Toronto Hydro Electric System Limited also supports active citizenship. Through its Brighter Days program, employees are encouraged to volunteer for an organization of their choice – and they have the flexibility to make it happen.

Senior office clerk Cathy Leblanc, a 27-year employee, has been volunteering at the City of Toronto’s One on One Mentorship Program for the last seven years. The program matches youth aged five to 14 with an adult mentor to increase the kids’ self-confidence.

One lunch hour a week, Ms. Leblanc goes to an inner-city school and spends time with an athletic 11-year-old girl, one of four kids to a single mom. The two eat lunch together, then hit the gym to play volleyball or basketball.

“I want to make a difference and have a positive effect on the lives of the children I mentor,” Ms. Leblanc says. “She’s a very shy girl, but I find that when we’re doing sports she’s a little more willing to talk. Just knowing that she’s opening up is so rewarding. It gives me a real sense of personal satisfaction. I feel fortunate that I get to do it.”

Through its corporate-responsibility initiative, Toronto Hydro is also actively involved in the United Way campaign, with more than 100 employees volunteering to raise awareness of the charity. In addition, about 500 employees and counting are involved in the payroll-deduction program, in which the corporation matches donations of up to $100.

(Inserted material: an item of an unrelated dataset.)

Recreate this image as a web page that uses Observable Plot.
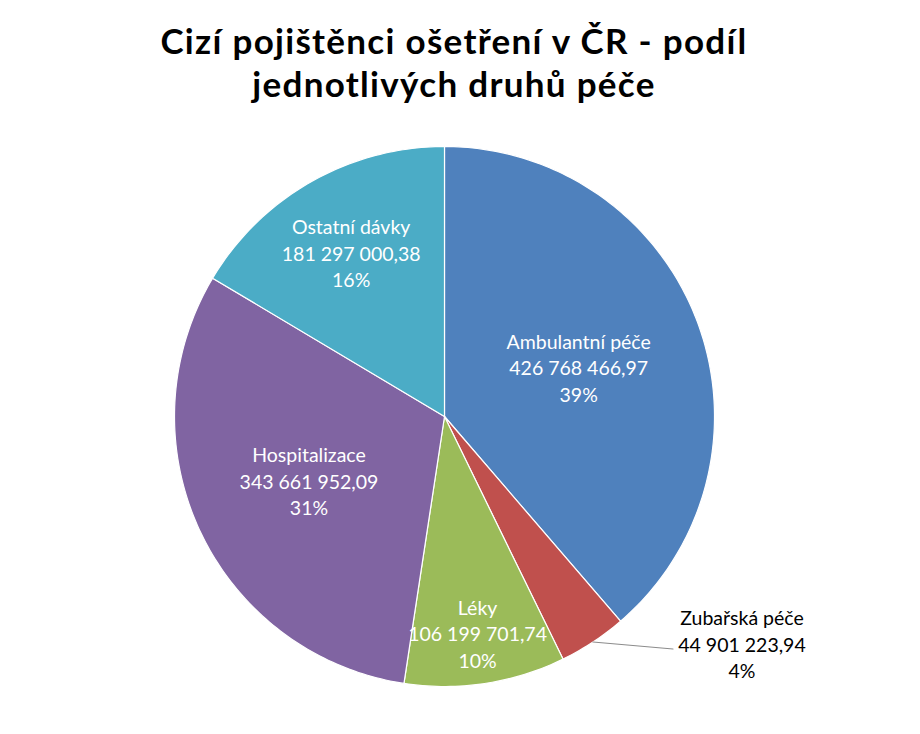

“Toronto Hydro has a big presence in the city, and it’s important as a company to give back to the people and the city,” says communications consultant Jennifer Link. “It’s also key to employee engagement. We have six separate offices, but we want to be a unified organization, for employees to be engaged and a part of and proud of who they work for. Corporate giving and volunteering and working together collaboratively are all part of that.”

There are practical benefits to volunteering as well, as Manulife’s Ms. Ahuja can attest.

“I do product development, but thanks to the company allowing me to volunteer and work with Habitat for Humanity, I can now finish my own basement.”